Wednesday, July 9, 2008

Clouet


An aged and spotted reproduction made in Leipzig during the period between the two World Wars. Francois Clouet made the original drawing in the 1530s.  His model was Henri II of France, who became King in 1547 at the age of 28. The drawing was done nearer the time of his marriage in 1533 to Catherine de' Medici. Both bride and bridegroom were 14 years old.

I bought the print in a frame shop in Berkeley in the early 1970s. The face in the picture had drawn me in from the street. I asked the frame-shop worker how much the print cost. He had no answer, it was just an old thing that had knocked around the shop for years, and he had put it into the window to show off the ornate frame that was resting on top it. But he quickly and kindly agreed to sell me the print for $2. I had no interest in the frame.

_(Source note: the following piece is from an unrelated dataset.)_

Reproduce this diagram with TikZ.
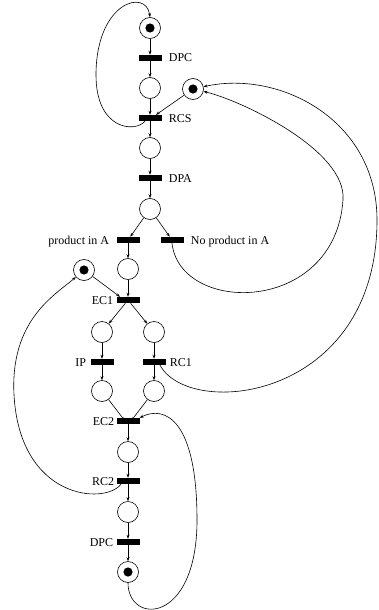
\documentclass[tikz,border=0pt]{standalone}
\usepackage{fontspec}
\setmainfont{Liberation Serif}
\usetikzlibrary{arrows.meta}
\begin{document}
\begin{tikzpicture}[x=1pt,y=-1pt,
  place/.style={circle,draw,minimum size=21pt,inner sep=0pt,line width=0.6pt},
  trans/.style={rectangle,fill=black,minimum width=23pt,minimum height=6pt,inner sep=0pt},
  lbl/.style={font=\fontsize{12}{14}\selectfont,inner sep=0pt,text height=8pt,text depth=0pt},
  arc/.style={-{Stealth[length=4pt,width=3pt]},line width=0.6pt}
]
\useasboundingbox (0,0) rectangle (379,610);
% places and transitions
\node[place] (p1) at (150,28) {};
\node[trans] (t1) at (150,58) {};
\node[place] (p2) at (150,88) {};
\node[place] (pr) at (193,89) {};
\node[trans] (t2) at (150,118) {};
\node[place] (p3) at (150,148) {};
\node[trans] (t3) at (150,178) {};
\node[place] (p4) at (150,209) {};
\node[trans] (ta) at (128,240) {};
\node[trans] (tb) at (172,240) {};
\node[place] (p5) at (128,269) {};
\node[place] (pr2) at (84,270) {};
\node[trans] (t4) at (128,300) {};
\node[place] (p6) at (102,332) {};
\node[place] (p7) at (154,332) {};
\node[trans] (t5) at (102,362) {};
\node[trans] (t6) at (154,362) {};
\node[place] (p8) at (102,391) {};
\node[place] (p9) at (154,391) {};
\node[trans] (t7) at (128,421) {};
\node[place] (p10) at (128,452) {};
\node[trans] (t8) at (128,481) {};
\node[place] (p11) at (128,512) {};
\node[trans] (t9) at (128,542) {};
\node[place] (p12) at (128,572) {};
% tokens
\foreach \p in {p1,pr,pr2,p12} \fill (\p) circle (4.6pt);
% labels
\node[lbl,anchor=west] (l1) at ([xshift=7pt]t1.east) {DPC};
\node[lbl,anchor=west] (l2) at ([xshift=7pt]t2.east) {RCS};
\node[lbl,anchor=west] (l3) at ([xshift=7pt]t3.east) {DPA};
\node[lbl,anchor=east] (la) at ([xshift=-7pt]ta.west) {product in A};
\node[lbl,anchor=west] (lb) at ([xshift=7pt]tb.east) {No product in A};
\node[lbl,anchor=east] (l4) at ([xshift=-3pt]t4.west) {EC1};
\node[lbl,anchor=east] (l5) at ([xshift=-4pt]t5.west) {IP};
\node[lbl,anchor=west] (l6) at ([xshift=4pt]t6.east) {RC1};
\node[lbl,anchor=east] (l7) at ([xshift=-2pt]t7.west) {EC2};
\node[lbl,anchor=east] (l8) at ([xshift=-2pt]t8.west) {RC2};
\node[lbl,anchor=east] (l9) at ([xshift=-3pt]t9.west) {DPC};
% straight arcs
\draw[arc] (p1) -- (t1);
\draw[arc] (t1) -- (p2);
\draw[arc] (p2) -- (t2);
\draw[arc] (t2) -- (p3);
\draw[arc] (p3) -- (t3);
\draw[arc] (t3) -- (p4);
\draw[arc] (p4) -- (ta);
\draw[arc] (p4) -- (tb);
\draw[arc] (ta) -- (p5);
\draw[arc] (p5) -- (t4);
\draw[arc] (t4) -- (p6);
\draw[arc] (t4) -- (p7);
\draw[arc] (p6) -- (t5);
\draw[arc] (p7) -- (t6);
\draw[arc] (t5) -- (p8);
\draw[arc] (t6) -- (p9);
\draw[arc] (p8) -- ([xshift=-3pt]t7.center);
\draw[arc] (p9) -- ([xshift=3pt]t7.center);
\draw[arc] (t7) -- (p10);
\draw[arc] (p10) -- (t8);
\draw[arc] (t8) -- (p11);
\draw[arc] (p11) -- (t9);
\draw[arc] (t9) -- (p12);
\draw[arc] (pr) -- ([xshift=6pt]t2.north);
\draw[arc] (pr2) -- ([xshift=-8pt]t4.north);
% curved arcs
\draw[arc] ([xshift=-5pt]t2.south) .. controls (135,133) and (96,130) .. (96,75)
  .. controls (96,2) and (146,-12) .. (p1.north);
\draw[arc] (tb.south) .. controls (180,315) and (335,315) .. (343,200)
  .. controls (347,150) and (240,100) .. (pr);
\draw[arc] ([xshift=6pt]t6.south) .. controls (190,420) and (377,400) .. (377,220)
  .. controls (377,120) and (280,70) .. (pr);
\draw[arc] ([xshift=-7pt]t8.south) .. controls (105,505) and (20,500) .. (14,395)
  .. controls (10,320) and (55,295) .. (pr2);
\draw[arc] (p12.south) .. controls (128,625) and (197,625) .. (197,520)
  .. controls (197,420) and (165,405) .. (t7.north east);
\end{tikzpicture}
\end{document}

Some years after Henri's death his wife Catherine supervised the St. Bartholomew's Day Massacre in Paris, where thousands of Protestants were murdered after being invited as guests to the wedding of her daughter. Henri and Catherine had never been a happy couple. As a young married man of 15 he took as mistress the 35-year-old Diane de Poitiers who remained the love of his life up to the day in 1559 when he was killed accidentally and unexpectedly at age 40 in a joust. His three sons ruled after him, one after another – Francis II, Charles IX, Henry III – but in fact their mother Catherine de' Medici (1519-1589) controlled all of them and effectively ran the country herself.